My mother usually has the same motto "They should go to work, not ask me for my hard-earned money". But, then again, I think to myself; where should they work? Who will look at them in their clothes and their scrungy faces, and offer them a job? Some of them may be able to work, but so many of them will be turned down or have already been turned down by judgemental bosses in this world.

I think of how hard it is, to stretch out your hand to a stranger and ask them for help. Sometimes, I am too proud to ask my own family for help. Wouldn't it break my spirit if I had to beg a stranger for help? That is why I cannot help but reach into my bag and give even pennies, if that's all I can spare..

Maybe it is wrong, I don't know..

Anonymous said...

Your tender heart and love for humankind is commendable my friend. You are right. It is a dilemma many people face on a daily basis. Be good my friend.

Anonymous said...

nazy jan: That's how I used to think... thou shall not judge. This episode was your 'holiest hour'. Here is story by Dr. Dyer:

Consulting your Soul

Recently I approached a traffic light where a man stood in shabby clothes with a three-legged dog by his side. As I waited for the light to change I looked at this scene with compassion and felt an urge to contribute something. The sign he was carrying indicated that he was homeless. The people in my car commented that he was a strong young man, there were plenty of employment opportunities, and why should anyone give to people who are capable of working. They indicated a kind of mild contempt for this man soliciting funds whom they felt "should" be working. My thoughts were on him and the fact that he cared for and fed this crippled dog. I rolled down the window and gave him several dollars for which he expressed enormous gratitude.

As the companions in my car semi-scolded me for being a sucker and for enabling him to continue to be a beggar I thought of some words of Mother Teresa. "You see, in the final analysis, it is all between you and God, it was never between you and them anyway." Truly this was not between me and my friends in the car, nor was it between that homeless man and me. It was between God and me. Something inside of me urged me to extend love and a little cash to the man and his dog. That "something" was a fleeting moment of consulting my soul.

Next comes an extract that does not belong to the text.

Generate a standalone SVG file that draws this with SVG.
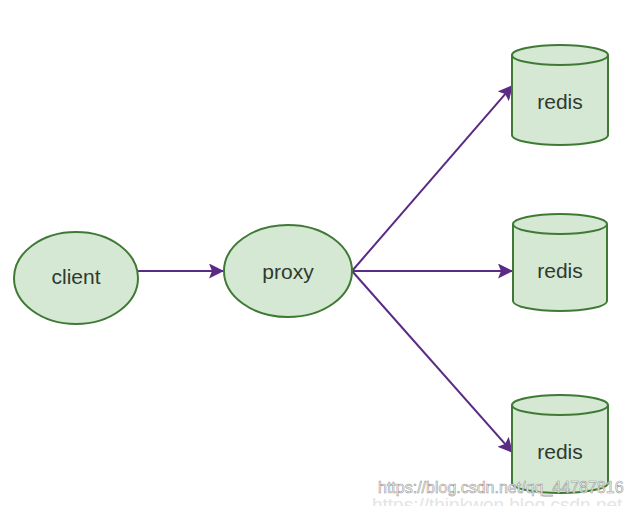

To me, spiritual and physical are not two separate dimensions of reality. I think of spiritual practice as a way of making my life work at a higher level and receiving guidance for handling my problems. The ways in which I do this involve a few simple, basic practices:

http://www.ofspirit.com/drwaynedyer2.htm

Anonymous said...

Thank you for sharing this, Serendip. I really enjoyed reading this. It put into words something that I sometimes feel!